— begin —

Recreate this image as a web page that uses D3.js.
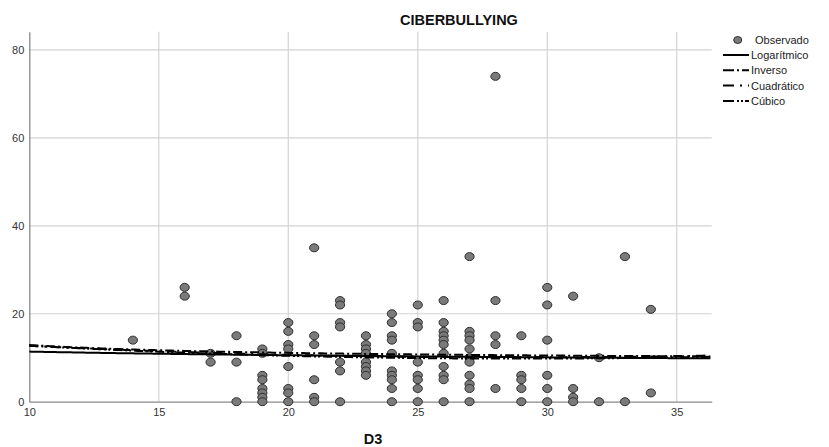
<!DOCTYPE html>
<html>
<head>
<meta charset="utf-8">
<script src="https://cdn.jsdelivr.net/npm/d3@7"></script>
<style>
  html, body { margin: 0; padding: 0; background: #fff; }
  svg { display: block; font-family: "Liberation Sans", Arial, sans-serif; }
</style>
</head>
<body>
<svg id="chart" width="829" height="447"></svg>
<script>
// ---- data ----
const title = "CIBERBULLYING";
const xLabel = "D3";
const xTicks = [10, 15, 20, 25, 30, 35];
const yTicks = [0, 20, 40, 60, 80];
const xGrid = [15, 20, 25, 30, 35];
const yGrid = [20, 40, 60, 80];

// observed points: D3 value and the list of CIBERBULLYING values at it
const obsX = [14, 16, 17, 18, 19, 20, 21, 22, 23, 24, 25, 26, 27, 28, 29, 30, 31, 32, 33, 34];
const obsY = [
  [14],
  [26, 24],
  [11, 9],
  [15, 9, 0],
  [12, 11, 6, 5, 3, 2, 1, 0],
  [18, 16, 13, 12, 8, 3, 2, 0],
  [35, 15, 13, 5, 1, 0],
  [23, 22, 18, 17, 9, 7, 0],
  [15, 13, 12, 11, 9, 8, 7, 6],
  [20, 18, 15, 14, 11, 7, 6, 5, 3, 0],
  [22, 18, 17, 9, 6, 5, 3, 0],
  [23, 18, 16, 15, 14, 13, 11, 8, 6, 5, 0],
  [33, 16, 15, 14, 12, 10, 9, 6, 4, 3, 0],
  [74, 23, 15, 13, 3],
  [15, 6, 5, 3, 0],
  [26, 22, 14, 6, 3, 0],
  [24, 3, 1, 0],
  [10, 0],
  [33, 0],
  [21, 2]
];

// fitted model coefficients (estimated from the drawn curves)
const modelNames = ["Logarítmico", "Inverso", "Cuadrático", "Cúbico"];
const logCoef = [14.15, -1.196];          // a + b ln x
const invCoef = [9.31, 35.9];             // a + b / x
const quadCoef = [16.21, -0.4244, 0.007362];          // a + b x + c x^2
const cubCoef = [16.8, -0.5, 0.0095, -0.00002];        // a + b x + c x^2 + d x^3
const legendObs = "Observado";

// ---- layout ----
const svg = d3.select("#chart");
const x = d3.scaleLinear().domain([10, 36.35]).range([29.3, 711.7]);
const y = d3.scaleLinear().domain([0, 84.15]).range([401.7, 31.7]);

// gridlines
svg.append("g").selectAll("line").data(xGrid).join("line")
  .attr("x1", d => x(d)).attr("x2", d => x(d))
  .attr("y1", y.range()[1]).attr("y2", y.range()[0])
  .attr("stroke", "#d3d3d3").attr("stroke-width", 1.2);
svg.append("g").selectAll("line").data(yGrid).join("line")
  .attr("x1", x.range()[0]).attr("x2", x.range()[1])
  .attr("y1", d => y(d)).attr("y2", d => y(d))
  .attr("stroke", "#d3d3d3").attr("stroke-width", 1.2);

// axes
const xAxis = d3.axisBottom(x).tickValues(xTicks).tickSize(0).tickPadding(7).tickFormat(d3.format("d"));
const gx = svg.append("g").attr("transform", `translate(0,${y(0)})`).call(xAxis);
gx.select(".domain").attr("stroke", "#8a8a8a").attr("stroke-width", 1.3);
gx.selectAll("text").attr("font-size", 11).attr("fill", "#333")
  .attr("font-family", "Liberation Sans, Arial, sans-serif");

const yAxis = d3.axisLeft(y).tickValues(yTicks).tickSize(0).tickPadding(5).tickFormat(d3.format("d"));
const gy = svg.append("g").attr("transform", `translate(${x(10)},0)`).call(yAxis);
gy.select(".domain").attr("stroke", "#8a8a8a").attr("stroke-width", 1.3);
gy.selectAll("text").attr("font-size", 11).attr("fill", "#333")
  .attr("font-family", "Liberation Sans, Arial, sans-serif");

// observed points
const pts = [];
obsX.forEach((xv, i) => obsY[i].forEach(v => pts.push([xv, v])));
svg.append("g").selectAll("ellipse").data(pts).join("ellipse")
  .attr("cx", d => x(d[0])).attr("cy", d => y(d[1]))
  .attr("rx", 4.6).attr("ry", 4)
  .attr("fill", "#7a7a7a").attr("stroke", "#2e2e2e").attr("stroke-width", 1);

// fitted curves
const models = [
  { f: t => logCoef[0] + logCoef[1] * Math.log(t), dash: null },
  { f: t => invCoef[0] + invCoef[1] / t, dash: "9,3,2,3" },
  { f: t => quadCoef[0] + quadCoef[1] * t + quadCoef[2] * t * t, dash: "9,6,2,6" },
  { f: t => cubCoef[0] + cubCoef[1] * t + cubCoef[2] * t * t + cubCoef[3] * t * t * t, dash: "9,3,2,2,2,3" }
];
const xs = d3.range(10, 36.35 + 0.001, 0.1);
const line = d3.line().x(d => x(d[0])).y(d => y(d[1]));
models.forEach(m => {
  svg.append("path")
    .attr("d", line(xs.map(t => [t, m.f(t)])))
    .attr("fill", "none").attr("stroke", "#000").attr("stroke-width", 2)
    .attr("stroke-dasharray", m.dash);
});

// title and axis label
svg.append("text").attr("x", 400).attr("y", 25).attr("font-size", 14.5).attr("font-weight", "bold")
  .attr("fill", "#111").text(title);
svg.append("text").attr("x", 373).attr("y", 444).attr("text-anchor", "middle")
  .attr("font-size", 14.5).attr("font-weight", "bold").attr("fill", "#111").text(xLabel);

// legend
const lg = svg.append("g");
lg.append("ellipse").attr("cx", 737.7).attr("cy", 40).attr("rx", 4).attr("ry", 3.5)
  .attr("fill", "#7a7a7a").attr("stroke", "#2e2e2e").attr("stroke-width", 1);
lg.append("text").attr("x", 755).attr("y", 44).attr("font-size", 11).attr("fill", "#222").text(legendObs);
const legDash = [null, "11,3,2,3", "11,6,2,6", "11,3,2,2,2,2"];
modelNames.forEach((name, i) => {
  const yy = 55 + i * 15.3;
  lg.append("line").attr("x1", 723).attr("x2", 749).attr("y1", yy).attr("y2", yy)
    .attr("stroke", "#000").attr("stroke-width", 2).attr("stroke-dasharray", legDash[i]);
  lg.append("text").attr("x", 751).attr("y", yy + 4).attr("font-size", 11).attr("fill", "#222").text(name);
});
</script>
</body>
</html>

— end —

Problem requirements> Retype the whole listing exactly and leave the pictures out.

The reply>
Recreate this image as a web page that uses D3.js.
<!DOCTYPE html>
<html>
<head>
<meta charset="utf-8">
<script src="https://cdn.jsdelivr.net/npm/d3@7"></script>
<style>
  html, body { margin: 0; padding: 0; background: #fff; }
  svg { display: block; font-family: "Liberation Sans", Arial, sans-serif; }
</style>
</head>
<body>
<svg id="chart" width="829" height="447"></svg>
<script>
// ---- data ----
const title = "CIBERBULLYING";
const xLabel = "D3";
const xTicks = [10, 15, 20, 25, 30, 35];
const yTicks = [0, 20, 40, 60, 80];
const xGrid = [15, 20, 25, 30, 35];
const yGrid = [20, 40, 60, 80];

// observed points: D3 value and the list of CIBERBULLYING values at it
const obsX = [14, 16, 17, 18, 19, 20, 21, 22, 23, 24, 25, 26, 27, 28, 29, 30, 31, 32, 33, 34];
const obsY = [
  [14],
  [26, 24],
  [11, 9],
  [15, 9, 0],
  [12, 11, 6, 5, 3, 2, 1, 0],
  [18, 16, 13, 12, 8, 3, 2, 0],
  [35, 15, 13, 5, 1, 0],
  [23, 22, 18, 17, 9, 7, 0],
  [15, 13, 12, 11, 9, 8, 7, 6],
  [20, 18, 15, 14, 11, 7, 6, 5, 3, 0],
  [22, 18, 17, 9, 6, 5, 3, 0],
  [23, 18, 16, 15, 14, 13, 11, 8, 6, 5, 0],
  [33, 16, 15, 14, 12, 10, 9, 6, 4, 3, 0],
  [74, 23, 15, 13, 3],
  [15, 6, 5, 3, 0],
  [26, 22, 14, 6, 3, 0],
  [24, 3, 1, 0],
  [10, 0],
  [33, 0],
  [21, 2]
];

// fitted model coefficients (estimated from the drawn curves)
const modelNames = ["Logarítmico", "Inverso", "Cuadrático", "Cúbico"];
const logCoef = [14.15, -1.196];          // a + b ln x
const invCoef = [9.31, 35.9];             // a + b / x
const quadCoef = [16.21, -0.4244, 0.007362];          // a + b x + c x^2
const cubCoef = [16.8, -0.5, 0.0095, -0.00002];        // a + b x + c x^2 + d x^3
const legendObs = "Observado";

// ---- layout ----
const svg = d3.select("#chart");
const x = d3.scaleLinear().domain([10, 36.35]).range([29.3, 711.7]);
const y = d3.scaleLinear().domain([0, 84.15]).range([401.7, 31.7]);

// gridlines
svg.append("g").selectAll("line").data(xGrid).join("line")
  .attr("x1", d => x(d)).attr("x2", d => x(d))
  .attr("y1", y.range()[1]).attr("y2", y.range()[0])
  .attr("stroke", "#d3d3d3").attr("stroke-width", 1.2);
svg.append("g").selectAll("line").data(yGrid).join("line")
  .attr("x1", x.range()[0]).attr("x2", x.range()[1])
  .attr("y1", d => y(d)).attr("y2", d => y(d))
  .attr("stroke", "#d3d3d3").attr("stroke-width", 1.2);

// axes
const xAxis = d3.axisBottom(x).tickValues(xTicks).tickSize(0).tickPadding(7).tickFormat(d3.format("d"));
const gx = svg.append("g").attr("transform", `translate(0,${y(0)})`).call(xAxis);
gx.select(".domain").attr("stroke", "#8a8a8a").attr("stroke-width", 1.3);
gx.selectAll("text").attr("font-size", 11).attr("fill", "#333")
  .attr("font-family", "Liberation Sans, Arial, sans-serif");

const yAxis = d3.axisLeft(y).tickValues(yTicks).tickSize(0).tickPadding(5).tickFormat(d3.format("d"));
const gy = svg.append("g").attr("transform", `translate(${x(10)},0)`).call(yAxis);
gy.select(".domain").attr("stroke", "#8a8a8a").attr("stroke-width", 1.3);
gy.selectAll("text").attr("font-size", 11).attr("fill", "#333")
  .attr("font-family", "Liberation Sans, Arial, sans-serif");

// observed points
const pts = [];
obsX.forEach((xv, i) => obsY[i].forEach(v => pts.push([xv, v])));
svg.append("g").selectAll("ellipse").data(pts).join("ellipse")
  .attr("cx", d => x(d[0])).attr("cy", d => y(d[1]))
  .attr("rx", 4.6).attr("ry", 4)
  .attr("fill", "#7a7a7a").attr("stroke", "#2e2e2e").attr("stroke-width", 1);

// fitted curves
const models = [
  { f: t => logCoef[0] + logCoef[1] * Math.log(t), dash: null },
  { f: t => invCoef[0] + invCoef[1] / t, dash: "9,3,2,3" },
  { f: t => quadCoef[0] + quadCoef[1] * t + quadCoef[2] * t * t, dash: "9,6,2,6" },
  { f: t => cubCoef[0] + cubCoef[1] * t + cubCoef[2] * t * t + cubCoef[3] * t * t * t, dash: "9,3,2,2,2,3" }
];
const xs = d3.range(10, 36.35 + 0.001, 0.1);
const line = d3.line().x(d => x(d[0])).y(d => y(d[1]));
models.forEach(m => {
  svg.append("path")
    .attr("d", line(xs.map(t => [t, m.f(t)])))
    .attr("fill", "none").attr("stroke", "#000").attr("stroke-width", 2)
    .attr("stroke-dasharray", m.dash);
});

// title and axis label
svg.append("text").attr("x", 400).attr("y", 25).attr("font-size", 14.5).attr("font-weight", "bold")
  .attr("fill", "#111").text(title);
svg.append("text").attr("x", 373).attr("y", 444).attr("text-anchor", "middle")
  .attr("font-size", 14.5).attr("font-weight", "bold").attr("fill", "#111").text(xLabel);

// legend
const lg = svg.append("g");
lg.append("ellipse").attr("cx", 737.7).attr("cy", 40).attr("rx", 4).attr("ry", 3.5)
  .attr("fill", "#7a7a7a").attr("stroke", "#2e2e2e").attr("stroke-width", 1);
lg.append("text").attr("x", 755).attr("y", 44).attr("font-size", 11).attr("fill", "#222").text(legendObs);
const legDash = [null, "11,3,2,3", "11,6,2,6", "11,3,2,2,2,2"];
modelNames.forEach((name, i) => {
  const yy = 55 + i * 15.3;
  lg.append("line").attr("x1", 723).attr("x2", 749).attr("y1", yy).attr("y2", yy)
    .attr("stroke", "#000").attr("stroke-width", 2).attr("stroke-dasharray", legDash[i]);
  lg.append("text").attr("x", 751).attr("y", yy + 4).attr("font-size", 11).attr("fill", "#222").text(name);
});
</script>
</body>
</html>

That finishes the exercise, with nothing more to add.